Esta distracção do Estado, evidentemente, não vos exonera do pecado de omissão.

Do pecado silencioso de nem sempre explicar cabalmente as políticas que aplicam.

Continuam a fazer muito de bom – mas nem sempre anunciam essas boas obras. E, por isso, nem sempre os meios de comunicação social as relatam com o relevo que elas merecem.

Há um outro pecado silencioso que por vezes os autarcas cometem.

Nem sempre separam o trigo do joio.

De facto, os PDMs nem sempre separam os campos de trigo e os campos de joio.

Mas o vosso bom senso e a vossa experiência ensinar-vos-ão a fazer essa distinção necessária, sem causar mais feridas do que as estritamente necessárias.

Se não forem os meus queridos amigos autarcas a fazer essa distinção, outros haverá que tentarão fazê-la.

E fá-la-ão na praça pública. Com alarido. Com meias verdades.
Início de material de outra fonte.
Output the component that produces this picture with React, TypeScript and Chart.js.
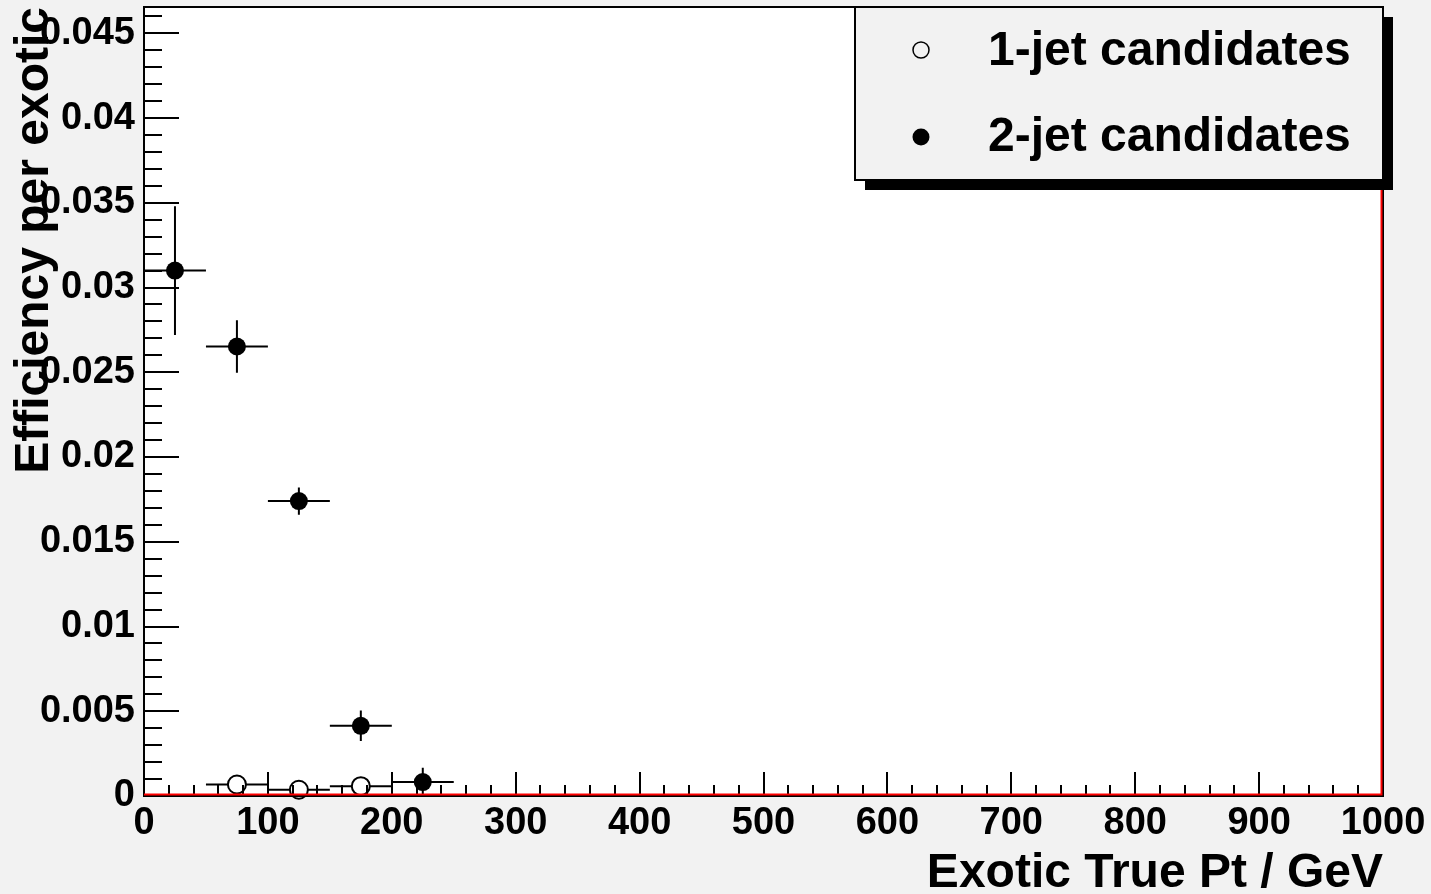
import React, { useEffect, useRef } from "react";
import { Chart, registerables } from "chart.js";

Chart.register(...registerables);

// Efficiency per exotic vs. true Pt, in 50 GeV bins
const binHalfWidth = 25;
const oneJetPt = [75, 125, 175];
const oneJetEff = [0.00068, 0.00037, 0.00058];
const oneJetErr = [0.0003, 0.0002, 0.0003];
const twoJetPt = [25, 75, 125, 175, 225];
const twoJetEff = [0.031, 0.02652, 0.0174, 0.00414, 0.00082];
const twoJetErr = [0.0038, 0.00155, 0.0008, 0.0009, 0.00084];

const xTickValues = [0, 100, 200, 300, 400, 500, 600, 700, 800, 900, 1000];
const yTickValues = [0, 0.005, 0.01, 0.015, 0.02, 0.025, 0.03, 0.035, 0.04, 0.045];
const xMin = 0;
const xMax = 1000;
const yMin = 0;
const yMax = 0.04655;

const legendLabels = ["1-jet candidates", "2-jet candidates"];
const xTitle = "Exotic True Pt / GeV";
const yTitle = "Efficiency per exotic";

const FONT = '"Liberation Sans", Arial, Helvetica, sans-serif';
const PAD_BG = "#f2f2f2";

const toPoints = (xs: number[], ys: number[], es: number[]) =>
  xs.map((x, i) => ({ x, y: ys[i], xErr: binHalfWidth, yErr: es[i] }));

const fmtTick = (v: number) => String(+Number(v).toFixed(3));

// Frame background: grey pad, white plotting area
const backgroundPlugin = {
  id: "padBackground",
  beforeDraw(chart: any) {
    const { ctx, chartArea: a } = chart;
    ctx.save();
    ctx.fillStyle = PAD_BG;
    ctx.fillRect(0, 0, chart.width, chart.height);
    ctx.fillStyle = "#ffffff";
    ctx.fillRect(a.left, a.top, a.right - a.left, a.bottom - a.top);
    ctx.restore();
  },
};

// Horizontal (bin width) and vertical (stat.) error bars
const errorBarPlugin = {
  id: "errorBars",
  beforeDatasetsDraw(chart: any) {
    const { ctx, chartArea: a } = chart;
    const xs = chart.scales.x;
    const ys = chart.scales.y;
    ctx.save();
    ctx.beginPath();
    ctx.rect(a.left, a.top, a.right - a.left, a.bottom - a.top);
    ctx.clip();
    ctx.strokeStyle = "#000";
    ctx.lineWidth = 2;
    chart.data.datasets.forEach((ds: any) => {
      ds.data.forEach((p: any) => {
        const px = xs.getPixelForValue(p.x);
        const py = ys.getPixelForValue(p.y);
        ctx.beginPath();
        ctx.moveTo(xs.getPixelForValue(p.x - p.xErr), py);
        ctx.lineTo(xs.getPixelForValue(p.x + p.xErr), py);
        ctx.moveTo(px, ys.getPixelForValue(Math.max(p.y - p.yErr, yMin)));
        ctx.lineTo(px, ys.getPixelForValue(p.y + p.yErr));
        ctx.stroke();
      });
    });
    ctx.restore();
  },
};

// Axis frame with inward major/minor ticks
const framePlugin = {
  id: "frameTicks",
  afterDatasetsDraw(chart: any) {
    const { ctx, chartArea: a } = chart;
    const xs = chart.scales.x;
    const ys = chart.scales.y;
    ctx.save();
    ctx.strokeStyle = "#000";
    ctx.lineWidth = 2;
    ctx.beginPath();
    // y ticks: major every 0.005, minor every 0.001
    for (let i = 0; i * 0.001 <= yMax + 1e-9; i++) {
      const py = Math.round(ys.getPixelForValue(i * 0.001));
      const len = i % 5 === 0 ? 35 : 18;
      ctx.moveTo(a.left, py);
      ctx.lineTo(a.left + len, py);
    }
    // x ticks: major every 100, minor every 20
    for (let i = 0; i * 20 <= xMax; i++) {
      const px = Math.round(xs.getPixelForValue(i * 20));
      const len = i % 5 === 0 ? 24 : 11;
      ctx.moveTo(px, a.bottom);
      ctx.lineTo(px, a.bottom - len);
    }
    ctx.stroke();
    ctx.strokeRect(a.left, a.top, a.right - a.left, a.bottom - a.top);
    // red outline along the bottom and right edges
    ctx.strokeStyle = "#ff0000";
    ctx.beginPath();
    ctx.moveTo(a.left, a.bottom - 1.5);
    ctx.lineTo(a.right - 1.5, a.bottom - 1.5);
    ctx.lineTo(a.right - 1.5, a.top);
    ctx.stroke();
    ctx.restore();
  },
};

// Axis titles and the boxed legend with drop shadow
const decorPlugin = {
  id: "decor",
  afterDraw(chart: any) {
    const { ctx, chartArea: a } = chart;
    ctx.save();
    ctx.fillStyle = "#000";
    ctx.font = `bold 48px ${FONT}`;
    ctx.textAlign = "right";
    ctx.textBaseline = "alphabetic";
    ctx.fillText(xTitle, a.right, 887);

    ctx.save();
    ctx.translate(48, 7);
    ctx.rotate(-Math.PI / 2);
    ctx.textAlign = "right";
    ctx.fillText(yTitle, 0, 0);
    ctx.restore();

    // legend
    const L = 855, T = 7, R = 1383, B = 180;
    ctx.fillStyle = "#000";
    ctx.fillRect(L + 10, T + 10, R - L, B - T);
    ctx.fillStyle = PAD_BG;
    ctx.fillRect(L, T, R - L, B - T);
    ctx.strokeStyle = "#000";
    ctx.lineWidth = 2;
    ctx.strokeRect(L, T, R - L, B - T);

    const rowY = [50, 137];
    ctx.beginPath();
    ctx.lineWidth = 1.5;
    ctx.arc(921, rowY[0], 8, 0, Math.PI * 2);
    ctx.stroke();
    ctx.beginPath();
    ctx.fillStyle = "#000";
    ctx.arc(921, rowY[1], 8.5, 0, Math.PI * 2);
    ctx.fill();

    ctx.font = `bold 48px ${FONT}`;
    ctx.textAlign = "left";
    ctx.textBaseline = "alphabetic";
    ctx.fillText(legendLabels[0], 988, 65);
    ctx.fillText(legendLabels[1], 988, 151);
    ctx.restore();
  },
};

export default function App() {
  const canvasRef = useRef<HTMLCanvasElement | null>(null);

  useEffect(() => {
    const canvas = canvasRef.current;
    if (!canvas) return;
    const tickFont = { family: FONT, size: 38, weight: "bold" as const };

    const chart = new Chart(canvas, {
      type: "scatter",
      data: {
        datasets: [
          {
            label: legendLabels[0],
            data: toPoints(oneJetPt, oneJetEff, oneJetErr),
            pointStyle: "circle",
            pointRadius: 9,
            pointBackgroundColor: "#ffffff",
            pointBorderColor: "#000000",
            pointBorderWidth: 2,
            showLine: false,
            clip: false as any,
          },
          {
            label: legendLabels[1],
            data: toPoints(twoJetPt, twoJetEff, twoJetErr),
            pointStyle: "circle",
            pointRadius: 9,
            pointBackgroundColor: "#000000",
            pointBorderColor: "#000000",
            pointBorderWidth: 0,
            showLine: false,
            clip: false as any,
          },
        ],
      },
      options: {
        responsive: false,
        animation: false,
        devicePixelRatio: 1,
        events: [],
        layout: { autoPadding: false, padding: { top: 7, right: 48, left: 0, bottom: 0 } },
        plugins: {
          legend: { display: false },
          tooltip: { enabled: false },
          title: { display: false },
        },
        scales: {
          x: {
            type: "linear",
            min: xMin,
            max: xMax,
            grid: { display: false, drawTicks: false },
            border: { display: false },
            afterBuildTicks: (scale: any) => {
              scale.ticks = xTickValues.map((v) => ({ value: v }));
            },
            afterFit: (scale: any) => {
              scale.height = 98;
              scale.paddingLeft = 0;
              scale.paddingRight = 0;
              scale.paddingTop = 0;
              scale.paddingBottom = 0;
            },
            ticks: {
              autoSkip: false,
              maxRotation: 0,
              minRotation: 0,
              padding: 5,
              color: "#000",
              font: tickFont,
              callback: (v: any) => fmtTick(v),
            },
          },
          y: {
            type: "linear",
            min: yMin,
            max: yMax,
            grid: { display: false, drawTicks: false },
            border: { display: false },
            afterBuildTicks: (scale: any) => {
              scale.ticks = yTickValues.map((v) => ({ value: v }));
            },
            afterFit: (scale: any) => {
              scale.width = 144;
              scale.paddingLeft = 0;
              scale.paddingRight = 0;
              scale.paddingTop = 0;
              scale.paddingBottom = 0;
            },
            ticks: {
              autoSkip: false,
              padding: 9,
              color: "#000",
              font: tickFont,
              callback: (v: any) => fmtTick(v),
            },
          },
        },
      },
      plugins: [backgroundPlugin, errorBarPlugin, framePlugin, decorPlugin],
    });

    return () => chart.destroy();
  }, []);

  return (
    <div
      style={{
        position: "fixed",
        left: 0,
        top: 0,
        width: 1431,
        height: 894,
        background: PAD_BG,
      }}
    >
      <canvas ref={canvasRef} width={1431} height={894} style={{ display: "block" }} />
    </div>
  );
}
Sem rigor nem garantias de defesa.

É do vosso interesse e é do interesse da República que os autarcas portugueses reponham permanentemente a verdade perante os cidadãos sobre a acção das autarquias pelas quais são responsáveis.

*

Caros autarcas:

As finanças existem para servir o homem. Não é o homem que existe para servir as finanças.

Por isso, quero deixar-vos um derradeiro apelo.


Na vossa acção futura, olhai para o futuro.

Passaram os tempos gloriosos do necessário saneamento básico, da indispensável electrificação – e veio o tempo do betão.

Algum betão era, é e será necessário, sem dúvida.

Mas algum dele era também dispensável.

Sei que são capazes de ultrapassar o betão dispensável e de se consagrarem ao enriquecimento intelectual, profissional e humano dos vossos munícipes.

Peço-vos que passem das pedras mortas para as pedras vivas, na metáfora de António Sérgio.

O futuro são as pessoas. O futuro são os vossos filhos.

Ponham os vossos municípios e freguesias cada vez mais ao serviço das pessoas.

Dêem a prioridade à educação.

Se for indispensável subsidiar, subsidiem pessoas e não metros quadrados de território.

Se agirem assim, os vossos filhos terão emprego em Portugal e conservar-vos-ão não só no coração mas também na memória.